HIGH SPRINGS – A proposed resolution guiding elected official civility culminated in a heated confrontation between two High Springs city commissioners and the tabling of the resolution to a later commission meeting.

At the March 14, 2013 High Springs City Commission meeting City Attorney Scott Walker presented Resolution 2013-C for consideration, which was designed to establish a code of conduct and ethics for the mayor, commissioners and other charter officers. Walker prepared the resolution following comments previously expressed by Vice-Mayor Scott Jamison and High Springs resident Suzie Ann Clark regarding the lack of civility on the part of one commissioner toward members of the public and fellow commissioners in his blog.

Walker said he researched what some other cities included in their civility resolutions, reviewed the City of High Springs Employee Handbook to see what was expected of the City’s employees and also incorporated language from Jamison’s earlier comments to create the resolution.

In presenting the resolution, Walker said there had been some controversy in the past and the resolution came out of a desire to help with this issue. He further emphasized that more and more cities are now crafting civility expectations into formal statements for their elected officials.

Commissioner Bob Barnas said the resolution was “one-sided” and a violation of his right to free speech. He further expressed displeasure that City Attorney Walker took it upon himself, without the consent of the entire commission, to create the resolution because of one commissioner’s comments.

Commissioner Linda Gestrin agreed that the resolution was an attack on free speech, adding it was a form of bullying.

Walker disagreed, stating he did not feel it was a violation. “The intent was to head off divisiveness,” he said.

Jamison said he believed that public officials are held to a higher standard and should at least “adhere to the same level of civility that we hold our employees to.”

Jamison added, “When someone enters into public office, it is a 24-hour a day position.” Stating he was in favor of the resolution, Jamison said, “The resolution does not deny anyone the right to voice their opinion,” but it should be expressed civilly. “It isn’t too much to ask for the commissioners to be just as respectful of the citizens as the citizens are expected to be to the commissioners.”
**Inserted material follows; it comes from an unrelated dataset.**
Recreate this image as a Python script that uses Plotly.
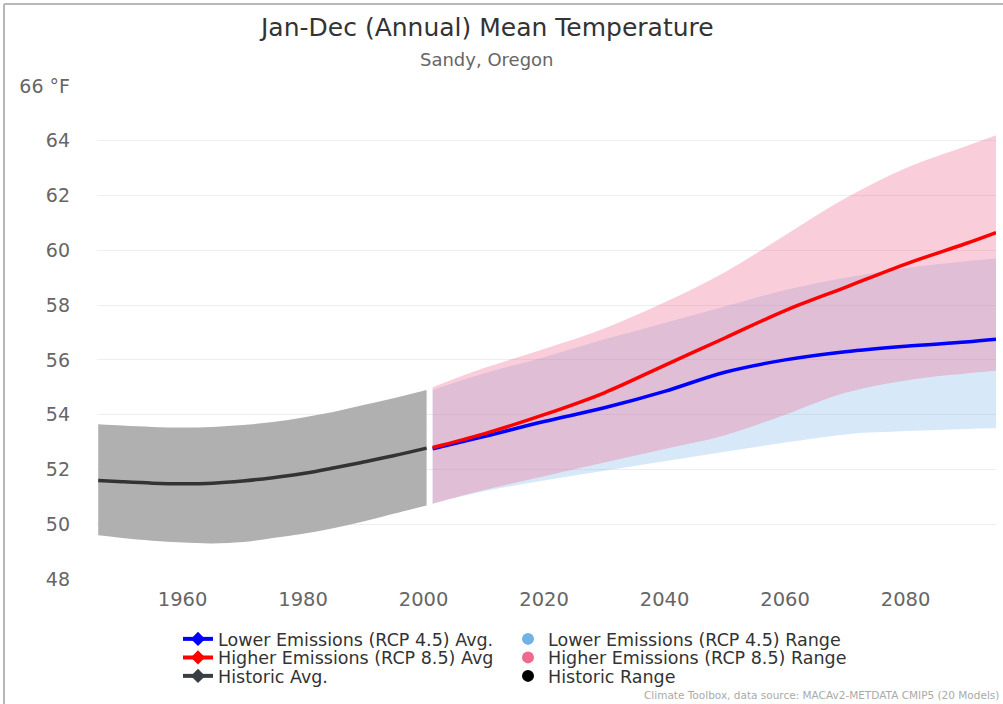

Mayor Sue Weller commented that the Commission is the “face of the City and we have an obligation to present ourselves in a manner becoming the position.” She requested the resolution be tabled to allow commissioners time to review it and take a further look at it at the next meeting.

Commissioner Byran Williams moved to table the resolution and Mayor Weller passed the gavel to Vice-Mayor Jamison and seconded the motion.
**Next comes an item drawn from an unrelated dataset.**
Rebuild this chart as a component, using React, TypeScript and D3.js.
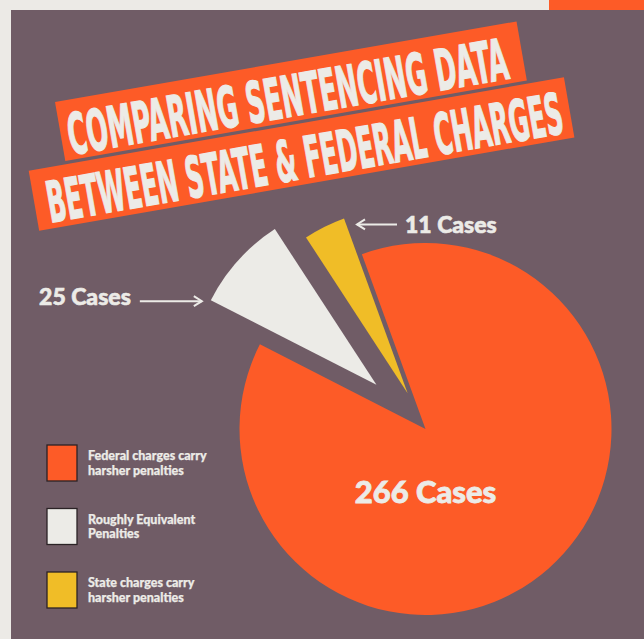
import React, { useLayoutEffect, useRef, useState } from "react";
import * as d3 from "d3";

// ---- data ----
const categories = [
  "Federal charges carry harsher penalties",
  "Roughly Equivalent Penalties",
  "State charges carry harsher penalties",
];
const legendLines = [
  ["Federal charges carry", "harsher penalties"],
  ["Roughly Equivalent", "Penalties"],
  ["State charges carry", "harsher penalties"],
];
const caseCounts = [266, 25, 11];
const caseLabels = ["266 Cases", "25 Cases", "11 Cases"];
const titleLines = ["COMPARING SENTENCING DATA", "BETWEEN STATE & FEDERAL CHARGES"];

// ---- style ----
const W = 644;
const H = 639;
const PAGE = "#ECEAE6";
const PANEL = "#705C66";
const ORANGE = "#FD5B27";
const LIGHT = "#ECEBE7";
const YELLOW = "#F0BD27";
const colors = [ORANGE, LIGHT, YELLOW];
const explode = [0, 66, 40];
const CX = 425.5;
const CY = 429;
const R = 186;
const deg = Math.PI / 180;

const banners = [
  { tx: 55, ty: 102, w: 468.5, h: 60, textX: 7, textY: 55, textW: 446 },
  { tx: 28.7, ty: 170.7, w: 543.3, h: 61, textX: 12.5, textY: 55, textW: 523 },
];

export default function App() {
  const titleRefs = [useRef<SVGTextElement>(null), useRef<SVGTextElement>(null)];
  const [scales, setScales] = useState<number[]>([0.6, 0.6]);

  useLayoutEffect(() => {
    const s = titleRefs.map((r, i) => {
      const el = r.current;
      if (!el) return 0.6;
      const w = el.getComputedTextLength();
      return w > 0 ? banners[i].textW / w : 0.6;
    });
    setScales(s);
  }, []);

  const pie = d3
    .pie<number>()
    .sort(null)
    .value((d) => d)
    .startAngle(-20 * deg)
    .endAngle(-20 * deg + 2 * Math.PI);
  const arcs = pie(caseCounts);
  const arc = d3.arc<d3.PieArcDatum<number>>().innerRadius(0).outerRadius(R);

  const offsets = arcs.map((a, i) => {
    const mid = (a.startAngle + a.endAngle) / 2;
    return [Math.sin(mid) * explode[i], -Math.cos(mid) * explode[i]];
  });

  const white = arcs[1];
  const whiteCorner = [
    CX + offsets[1][0] + Math.sin(white.startAngle) * R,
    CY + offsets[1][1] - Math.cos(white.startAngle) * R,
  ];
  const yellow = arcs[2];
  const yellowCorner = [
    CX + offsets[2][0] + Math.sin(yellow.endAngle) * R,
    CY + offsets[2][1] - Math.cos(yellow.endAngle) * R,
  ];

  const wTip = [whiteCorner[0] - 9, whiteCorner[1] + 1];
  const wTail = [wTip[0] - 62, wTip[1]];
  const yTip = [yellowCorner[0] + 13, yellowCorner[1] + 6];
  const yTail = [yTip[0] + 40, yTip[1]];

  const labelFont = "Lato, 'Noto Sans', sans-serif";
  const titleFont = "'DejaVu Sans Condensed', 'Liberation Sans Narrow', 'DejaVu Sans', sans-serif";

  return (
    <svg
      width={W}
      height={H}
      style={{ position: "absolute", left: 0, top: 0, display: "block" }}
    >
      <rect x={0} y={0} width={W} height={H} fill={PAGE} />
      <rect x={549} y={0} width={W - 549} height={10} fill={ORANGE} />
      <rect x={11} y={10} width={W - 11} height={H - 10} fill={PANEL} />

      {/* title banners */}
      {banners.map((b, i) => (
        <g key={i} transform={`translate(${b.tx},${b.ty}) rotate(-9.9)`}>
          <rect x={0} y={0} width={b.w} height={b.h} fill={ORANGE} />
          <g transform={`translate(${b.textX},${b.textY}) scale(${scales[i]},1)`}>
            <text
              ref={titleRefs[i]}
              x={0}
              y={0}
              fontFamily={titleFont}
              fontWeight={700}
              fontSize={57}
              fill={LIGHT}
              stroke={LIGHT}
              strokeWidth={1.2}
            >
              {titleLines[i]}
            </text>
          </g>
        </g>
      ))}

      {/* pie */}
      {arcs.map((a, i) => (
        <path
          key={categories[i]}
          d={arc(a) || ""}
          fill={colors[i]}
          transform={`translate(${CX + offsets[i][0]},${CY + offsets[i][1]})`}
        />
      ))}

      {/* center label */}
      <text
        x={CX}
        y={502.5}
        textAnchor="middle"
        fontFamily={labelFont}
        fontWeight={900}
        fontSize={31}
        fill={LIGHT}
        stroke={LIGHT}
        strokeWidth={0.8}
      >
        {caseLabels[0]}
      </text>

      {/* 25 cases annotation */}
      <line x1={wTail[0]} y1={wTail[1]} x2={wTip[0]} y2={wTip[1]} stroke={LIGHT} strokeWidth={2} />
      <path
        d={`M${wTip[0] - 8},${wTip[1] - 5} L${wTip[0]},${wTip[1]} L${wTip[0] - 8},${wTip[1] + 5}`}
        fill="none"
        stroke={LIGHT}
        strokeWidth={2}
      />
      <text
        x={wTail[0] - 9}
        y={305}
        textAnchor="end"
        fontFamily={labelFont}
        fontWeight={900}
        fontSize={23}
        fill={LIGHT}
        stroke={LIGHT}
        strokeWidth={0.6}
      >
        {caseLabels[1]}
      </text>

      {/* 11 cases annotation */}
      <line x1={yTail[0]} y1={yTail[1]} x2={yTip[0]} y2={yTip[1]} stroke={LIGHT} strokeWidth={2} />
      <path
        d={`M${yTip[0] + 8},${yTip[1] - 5} L${yTip[0]},${yTip[1]} L${yTip[0] + 8},${yTip[1] + 5}`}
        fill="none"
        stroke={LIGHT}
        strokeWidth={2}
      />
      <text
        x={yTail[0] + 8}
        y={232.5}
        textAnchor="start"
        fontFamily={labelFont}
        fontWeight={900}
        fontSize={23}
        fill={LIGHT}
        stroke={LIGHT}
        strokeWidth={0.6}
      >
        {caseLabels[2]}
      </text>

      {/* legend */}
      {categories.map((c, i) => {
        const y0 = 445 + i * 63.5;
        return (
          <g key={c}>
            <rect
              x={47}
              y={y0}
              width={30}
              height={36}
              fill={colors[i]}
              stroke="#2B2326"
              strokeWidth={1.3}
            />
            {legendLines[i].map((ln, j) => (
              <text
                key={j}
                x={88}
                y={y0 + 15 + j * 14.5}
                fontFamily={labelFont}
                fontWeight={900}
                fontSize={12.5}
                fill={LIGHT}
                stroke={LIGHT}
                strokeWidth={0.25}
              >
                {ln}
              </text>
            ))}
          </g>
        );
      })}
    </svg>
  );
}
Following several minutes of citizen comments, pro and con, and a suggestion that the resolution be incorporated into an existing document, Comissioners Barnas and Williams got into a heated discussion.

Barnas claimed he knew which way the vote would go. He read the third principal of a local citizens’ group, Concerned Citizens for a Better High Springs, which was written in November 2012. He said that Mayor Weller, Vice-Mayor Jamison and Commissioner Williams’ names appear on the list and they “seem to be the new majority.” Barnas further said they are going to vote on a resolution that was put forth months ago, where meetings were held to talk about civility and code of conduct.
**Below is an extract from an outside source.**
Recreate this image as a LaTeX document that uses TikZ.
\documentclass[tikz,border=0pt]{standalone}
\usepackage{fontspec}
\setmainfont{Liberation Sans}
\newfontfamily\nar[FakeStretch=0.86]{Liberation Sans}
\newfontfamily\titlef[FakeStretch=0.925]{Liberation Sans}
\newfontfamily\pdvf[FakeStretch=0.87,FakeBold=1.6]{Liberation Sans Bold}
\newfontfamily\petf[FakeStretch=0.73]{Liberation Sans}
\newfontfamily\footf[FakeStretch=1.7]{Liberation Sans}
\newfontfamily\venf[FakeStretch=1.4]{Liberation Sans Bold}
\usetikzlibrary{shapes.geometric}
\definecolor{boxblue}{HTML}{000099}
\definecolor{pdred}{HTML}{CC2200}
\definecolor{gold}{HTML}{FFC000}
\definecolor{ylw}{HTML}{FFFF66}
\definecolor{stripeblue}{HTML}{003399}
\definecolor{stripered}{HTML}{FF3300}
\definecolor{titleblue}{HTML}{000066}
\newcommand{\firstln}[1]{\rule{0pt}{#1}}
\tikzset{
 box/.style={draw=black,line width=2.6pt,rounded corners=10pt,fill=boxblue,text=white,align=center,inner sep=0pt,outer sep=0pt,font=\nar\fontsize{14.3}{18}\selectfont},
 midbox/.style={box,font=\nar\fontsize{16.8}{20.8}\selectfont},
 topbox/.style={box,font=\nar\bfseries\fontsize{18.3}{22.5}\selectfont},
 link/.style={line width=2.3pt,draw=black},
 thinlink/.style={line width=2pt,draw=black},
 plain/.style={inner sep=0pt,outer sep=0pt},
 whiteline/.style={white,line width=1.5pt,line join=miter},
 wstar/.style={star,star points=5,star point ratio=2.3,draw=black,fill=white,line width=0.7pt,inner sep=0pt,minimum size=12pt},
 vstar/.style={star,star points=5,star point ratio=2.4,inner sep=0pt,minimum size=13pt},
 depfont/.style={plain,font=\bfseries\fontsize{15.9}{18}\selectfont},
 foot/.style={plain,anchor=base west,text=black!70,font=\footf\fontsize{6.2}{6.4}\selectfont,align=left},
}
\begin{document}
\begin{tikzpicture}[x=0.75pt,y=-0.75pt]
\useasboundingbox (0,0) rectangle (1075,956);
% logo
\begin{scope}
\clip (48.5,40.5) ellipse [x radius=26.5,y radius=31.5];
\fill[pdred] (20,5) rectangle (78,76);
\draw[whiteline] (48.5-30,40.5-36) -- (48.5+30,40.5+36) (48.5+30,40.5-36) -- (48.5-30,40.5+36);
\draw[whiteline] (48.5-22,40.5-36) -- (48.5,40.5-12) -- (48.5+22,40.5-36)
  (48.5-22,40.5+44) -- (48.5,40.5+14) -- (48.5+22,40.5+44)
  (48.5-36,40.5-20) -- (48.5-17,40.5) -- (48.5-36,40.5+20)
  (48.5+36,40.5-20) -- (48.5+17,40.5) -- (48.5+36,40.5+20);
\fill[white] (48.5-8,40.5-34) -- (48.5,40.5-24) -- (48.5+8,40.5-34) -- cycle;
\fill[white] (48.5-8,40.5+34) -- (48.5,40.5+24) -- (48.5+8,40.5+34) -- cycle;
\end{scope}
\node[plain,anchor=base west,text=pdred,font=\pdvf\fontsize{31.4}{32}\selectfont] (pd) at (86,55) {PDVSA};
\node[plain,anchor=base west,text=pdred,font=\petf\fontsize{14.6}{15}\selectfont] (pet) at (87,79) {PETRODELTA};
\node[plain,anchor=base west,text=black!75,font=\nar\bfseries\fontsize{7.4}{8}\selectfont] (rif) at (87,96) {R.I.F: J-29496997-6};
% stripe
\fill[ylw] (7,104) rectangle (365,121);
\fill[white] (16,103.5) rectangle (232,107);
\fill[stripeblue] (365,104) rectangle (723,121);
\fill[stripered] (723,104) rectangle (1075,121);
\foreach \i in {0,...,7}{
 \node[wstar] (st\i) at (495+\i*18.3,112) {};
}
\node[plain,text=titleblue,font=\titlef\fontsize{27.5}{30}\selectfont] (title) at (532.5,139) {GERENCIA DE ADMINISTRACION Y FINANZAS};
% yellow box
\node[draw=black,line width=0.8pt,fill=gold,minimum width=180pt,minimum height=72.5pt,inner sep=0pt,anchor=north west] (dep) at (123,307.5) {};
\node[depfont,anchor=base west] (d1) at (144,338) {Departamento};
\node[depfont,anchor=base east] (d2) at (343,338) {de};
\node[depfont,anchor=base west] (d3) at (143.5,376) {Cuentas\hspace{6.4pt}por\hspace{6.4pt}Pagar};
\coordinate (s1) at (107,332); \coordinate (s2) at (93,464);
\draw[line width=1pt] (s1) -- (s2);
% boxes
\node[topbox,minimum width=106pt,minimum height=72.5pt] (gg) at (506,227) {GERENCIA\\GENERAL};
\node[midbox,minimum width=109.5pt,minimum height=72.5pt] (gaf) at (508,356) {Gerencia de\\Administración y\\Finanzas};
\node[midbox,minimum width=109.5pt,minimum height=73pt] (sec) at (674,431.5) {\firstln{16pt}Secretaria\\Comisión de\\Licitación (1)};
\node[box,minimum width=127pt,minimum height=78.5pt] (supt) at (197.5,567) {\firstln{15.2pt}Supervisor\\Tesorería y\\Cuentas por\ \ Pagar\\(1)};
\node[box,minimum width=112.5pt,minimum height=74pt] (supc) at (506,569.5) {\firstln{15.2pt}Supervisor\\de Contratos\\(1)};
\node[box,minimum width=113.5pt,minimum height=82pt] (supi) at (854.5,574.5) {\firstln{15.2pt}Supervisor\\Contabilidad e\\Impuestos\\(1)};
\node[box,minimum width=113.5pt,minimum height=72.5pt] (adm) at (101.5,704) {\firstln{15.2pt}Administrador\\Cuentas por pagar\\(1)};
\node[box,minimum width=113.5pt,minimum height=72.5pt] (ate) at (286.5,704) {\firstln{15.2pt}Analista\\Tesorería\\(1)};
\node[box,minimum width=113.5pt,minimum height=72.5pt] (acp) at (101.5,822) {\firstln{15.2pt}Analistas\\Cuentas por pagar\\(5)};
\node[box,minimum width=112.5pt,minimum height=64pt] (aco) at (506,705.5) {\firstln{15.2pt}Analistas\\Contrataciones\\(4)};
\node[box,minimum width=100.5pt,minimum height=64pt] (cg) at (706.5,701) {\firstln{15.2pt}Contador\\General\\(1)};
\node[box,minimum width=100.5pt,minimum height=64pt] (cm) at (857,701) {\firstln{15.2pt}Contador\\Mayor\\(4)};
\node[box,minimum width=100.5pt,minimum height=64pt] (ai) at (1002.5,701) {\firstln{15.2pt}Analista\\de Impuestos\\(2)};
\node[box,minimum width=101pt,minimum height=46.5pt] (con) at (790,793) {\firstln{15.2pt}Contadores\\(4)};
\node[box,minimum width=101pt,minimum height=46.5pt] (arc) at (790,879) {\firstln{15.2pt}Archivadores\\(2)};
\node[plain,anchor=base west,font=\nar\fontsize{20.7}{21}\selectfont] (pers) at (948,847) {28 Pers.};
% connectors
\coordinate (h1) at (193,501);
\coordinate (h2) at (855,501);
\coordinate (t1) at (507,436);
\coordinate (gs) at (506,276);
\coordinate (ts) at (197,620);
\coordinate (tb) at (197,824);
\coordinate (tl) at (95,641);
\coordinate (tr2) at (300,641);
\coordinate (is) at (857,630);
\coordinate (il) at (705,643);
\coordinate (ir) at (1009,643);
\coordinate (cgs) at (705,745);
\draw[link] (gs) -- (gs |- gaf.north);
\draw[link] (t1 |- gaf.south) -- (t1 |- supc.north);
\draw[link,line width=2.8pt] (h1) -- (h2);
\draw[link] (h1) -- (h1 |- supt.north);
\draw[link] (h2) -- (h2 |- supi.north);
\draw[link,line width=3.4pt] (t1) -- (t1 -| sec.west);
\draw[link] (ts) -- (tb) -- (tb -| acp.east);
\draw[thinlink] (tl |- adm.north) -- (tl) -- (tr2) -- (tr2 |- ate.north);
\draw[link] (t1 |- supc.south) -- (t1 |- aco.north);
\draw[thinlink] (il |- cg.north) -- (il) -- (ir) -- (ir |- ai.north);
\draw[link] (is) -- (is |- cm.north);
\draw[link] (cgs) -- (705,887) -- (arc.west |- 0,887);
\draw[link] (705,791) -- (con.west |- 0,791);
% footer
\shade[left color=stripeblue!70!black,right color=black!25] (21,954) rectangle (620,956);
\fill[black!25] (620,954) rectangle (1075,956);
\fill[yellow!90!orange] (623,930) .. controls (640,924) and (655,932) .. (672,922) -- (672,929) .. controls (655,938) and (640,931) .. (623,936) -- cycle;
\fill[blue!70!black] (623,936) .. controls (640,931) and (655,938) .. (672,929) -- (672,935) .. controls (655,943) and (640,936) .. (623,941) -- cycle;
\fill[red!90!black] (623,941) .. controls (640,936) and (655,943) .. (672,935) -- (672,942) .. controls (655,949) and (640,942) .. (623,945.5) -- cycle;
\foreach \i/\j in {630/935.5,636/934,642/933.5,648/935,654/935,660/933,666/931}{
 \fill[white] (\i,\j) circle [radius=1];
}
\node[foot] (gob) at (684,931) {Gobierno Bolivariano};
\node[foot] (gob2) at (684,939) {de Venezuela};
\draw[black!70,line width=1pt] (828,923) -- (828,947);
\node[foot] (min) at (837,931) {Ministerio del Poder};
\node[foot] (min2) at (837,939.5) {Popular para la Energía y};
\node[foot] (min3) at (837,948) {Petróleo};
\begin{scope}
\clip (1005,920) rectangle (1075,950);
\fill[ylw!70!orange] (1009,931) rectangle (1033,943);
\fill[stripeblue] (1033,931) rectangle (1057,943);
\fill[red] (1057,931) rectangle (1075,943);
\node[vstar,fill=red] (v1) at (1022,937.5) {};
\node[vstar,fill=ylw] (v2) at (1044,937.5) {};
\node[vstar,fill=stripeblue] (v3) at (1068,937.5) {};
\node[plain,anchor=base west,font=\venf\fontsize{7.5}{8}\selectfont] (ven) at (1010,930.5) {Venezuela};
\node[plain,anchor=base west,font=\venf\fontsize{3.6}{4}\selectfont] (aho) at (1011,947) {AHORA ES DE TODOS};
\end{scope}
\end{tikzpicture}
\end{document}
Williams challenged Barnas’s allegation, asking how someone can say how he is going to vote. Williams said that he, like the other commissioners, had just been given the resolution that night and had not had a chance to review it yet.

“If truth be known, I was going to vote against it,” Williams said. “This is the kind of stuff that tears this city apart.” He added that assuming how a commissioner will vote is “disrespectful,” and asked, “When are we going to grow up?” He suggested it was time that the citizens and commissioners came together to do what was best for the City.

At that point, Williams called the question and the proposed civility resolution was tabled with a 4-1 vote with Jamison casting the no vote.

It is expected that matter will be discussed again at the March 28, 2013 commission meeting.